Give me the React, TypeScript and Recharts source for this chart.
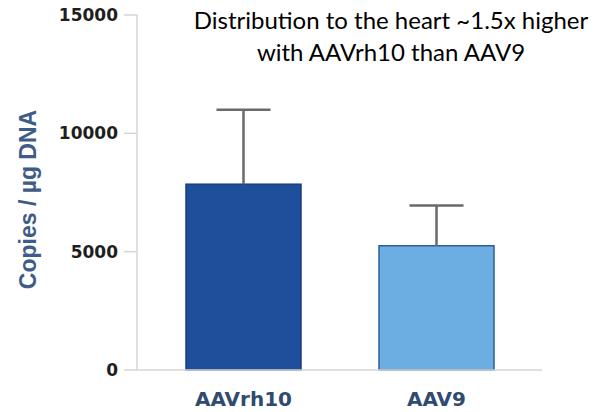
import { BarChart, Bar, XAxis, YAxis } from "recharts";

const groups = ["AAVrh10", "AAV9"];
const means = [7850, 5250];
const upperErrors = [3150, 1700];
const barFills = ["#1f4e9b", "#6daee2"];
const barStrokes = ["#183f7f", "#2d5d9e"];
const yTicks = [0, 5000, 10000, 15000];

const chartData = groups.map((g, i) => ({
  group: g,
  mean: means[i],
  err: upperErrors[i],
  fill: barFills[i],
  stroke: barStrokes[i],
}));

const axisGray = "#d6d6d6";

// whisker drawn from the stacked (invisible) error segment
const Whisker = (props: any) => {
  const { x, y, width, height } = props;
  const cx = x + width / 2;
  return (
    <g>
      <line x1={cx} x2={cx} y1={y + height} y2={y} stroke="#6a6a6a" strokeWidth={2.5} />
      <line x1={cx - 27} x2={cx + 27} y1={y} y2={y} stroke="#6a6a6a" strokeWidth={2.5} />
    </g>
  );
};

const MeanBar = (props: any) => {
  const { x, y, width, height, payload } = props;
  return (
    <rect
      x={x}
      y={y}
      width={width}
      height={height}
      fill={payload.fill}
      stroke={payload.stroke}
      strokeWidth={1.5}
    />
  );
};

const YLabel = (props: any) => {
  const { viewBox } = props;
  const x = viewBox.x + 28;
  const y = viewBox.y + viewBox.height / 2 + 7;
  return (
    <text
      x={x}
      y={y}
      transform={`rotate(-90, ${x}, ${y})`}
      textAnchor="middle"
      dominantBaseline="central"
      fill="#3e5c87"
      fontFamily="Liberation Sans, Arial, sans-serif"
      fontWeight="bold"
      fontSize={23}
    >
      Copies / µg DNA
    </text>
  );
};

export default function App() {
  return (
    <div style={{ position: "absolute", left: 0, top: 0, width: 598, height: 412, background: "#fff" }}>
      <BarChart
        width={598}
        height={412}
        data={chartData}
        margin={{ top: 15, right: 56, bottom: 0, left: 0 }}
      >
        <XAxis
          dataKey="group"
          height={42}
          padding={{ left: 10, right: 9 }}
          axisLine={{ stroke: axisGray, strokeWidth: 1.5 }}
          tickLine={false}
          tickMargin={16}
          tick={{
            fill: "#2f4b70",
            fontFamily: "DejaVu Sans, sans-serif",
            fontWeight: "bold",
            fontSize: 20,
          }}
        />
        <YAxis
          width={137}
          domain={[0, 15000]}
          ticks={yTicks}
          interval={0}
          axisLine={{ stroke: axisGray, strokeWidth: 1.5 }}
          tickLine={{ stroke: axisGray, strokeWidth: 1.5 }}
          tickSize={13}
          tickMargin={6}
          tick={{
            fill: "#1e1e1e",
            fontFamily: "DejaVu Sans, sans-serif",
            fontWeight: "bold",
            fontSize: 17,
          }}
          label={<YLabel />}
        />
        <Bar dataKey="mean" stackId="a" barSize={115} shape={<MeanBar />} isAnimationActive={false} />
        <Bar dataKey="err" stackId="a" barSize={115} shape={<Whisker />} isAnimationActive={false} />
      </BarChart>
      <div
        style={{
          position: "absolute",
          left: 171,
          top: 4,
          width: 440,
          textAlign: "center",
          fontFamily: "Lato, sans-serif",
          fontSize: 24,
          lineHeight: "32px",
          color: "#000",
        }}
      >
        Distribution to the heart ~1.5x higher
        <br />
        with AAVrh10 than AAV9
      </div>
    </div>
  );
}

**Stated exercise**
From the material above, reproduce everything verbatim except the pictures.

**Solved problem**
Give me the React, TypeScript and Recharts source for this chart.
import { BarChart, Bar, XAxis, YAxis } from "recharts";

const groups = ["AAVrh10", "AAV9"];
const means = [7850, 5250];
const upperErrors = [3150, 1700];
const barFills = ["#1f4e9b", "#6daee2"];
const barStrokes = ["#183f7f", "#2d5d9e"];
const yTicks = [0, 5000, 10000, 15000];

const chartData = groups.map((g, i) => ({
  group: g,
  mean: means[i],
  err: upperErrors[i],
  fill: barFills[i],
  stroke: barStrokes[i],
}));

const axisGray = "#d6d6d6";

// whisker drawn from the stacked (invisible) error segment
const Whisker = (props: any) => {
  const { x, y, width, height } = props;
  const cx = x + width / 2;
  return (
    <g>
      <line x1={cx} x2={cx} y1={y + height} y2={y} stroke="#6a6a6a" strokeWidth={2.5} />
      <line x1={cx - 27} x2={cx + 27} y1={y} y2={y} stroke="#6a6a6a" strokeWidth={2.5} />
    </g>
  );
};

const MeanBar = (props: any) => {
  const { x, y, width, height, payload } = props;
  return (
    <rect
      x={x}
      y={y}
      width={width}
      height={height}
      fill={payload.fill}
      stroke={payload.stroke}
      strokeWidth={1.5}
    />
  );
};

const YLabel = (props: any) => {
  const { viewBox } = props;
  const x = viewBox.x + 28;
  const y = viewBox.y + viewBox.height / 2 + 7;
  return (
    <text
      x={x}
      y={y}
      transform={`rotate(-90, ${x}, ${y})`}
      textAnchor="middle"
      dominantBaseline="central"
      fill="#3e5c87"
      fontFamily="Liberation Sans, Arial, sans-serif"
      fontWeight="bold"
      fontSize={23}
    >
      Copies / µg DNA
    </text>
  );
};

export default function App() {
  return (
    <div style={{ position: "absolute", left: 0, top: 0, width: 598, height: 412, background: "#fff" }}>
      <BarChart
        width={598}
        height={412}
        data={chartData}
        margin={{ top: 15, right: 56, bottom: 0, left: 0 }}
      >
        <XAxis
          dataKey="group"
          height={42}
          padding={{ left: 10, right: 9 }}
          axisLine={{ stroke: axisGray, strokeWidth: 1.5 }}
          tickLine={false}
          tickMargin={16}
          tick={{
            fill: "#2f4b70",
            fontFamily: "DejaVu Sans, sans-serif",
            fontWeight: "bold",
            fontSize: 20,
          }}
        />
        <YAxis
          width={137}
          domain={[0, 15000]}
          ticks={yTicks}
          interval={0}
          axisLine={{ stroke: axisGray, strokeWidth: 1.5 }}
          tickLine={{ stroke: axisGray, strokeWidth: 1.5 }}
          tickSize={13}
          tickMargin={6}
          tick={{
            fill: "#1e1e1e",
            fontFamily: "DejaVu Sans, sans-serif",
            fontWeight: "bold",
            fontSize: 17,
          }}
          label={<YLabel />}
        />
        <Bar dataKey="mean" stackId="a" barSize={115} shape={<MeanBar />} isAnimationActive={false} />
        <Bar dataKey="err" stackId="a" barSize={115} shape={<Whisker />} isAnimationActive={false} />
      </BarChart>
      <div
        style={{
          position: "absolute",
          left: 171,
          top: 4,
          width: 440,
          textAlign: "center",
          fontFamily: "Lato, sans-serif",
          fontSize: 24,
          lineHeight: "32px",
          color: "#000",
        }}
      >
        Distribution to the heart ~1.5x higher
        <br />
        with AAVrh10 than AAV9
      </div>
    </div>
  );
}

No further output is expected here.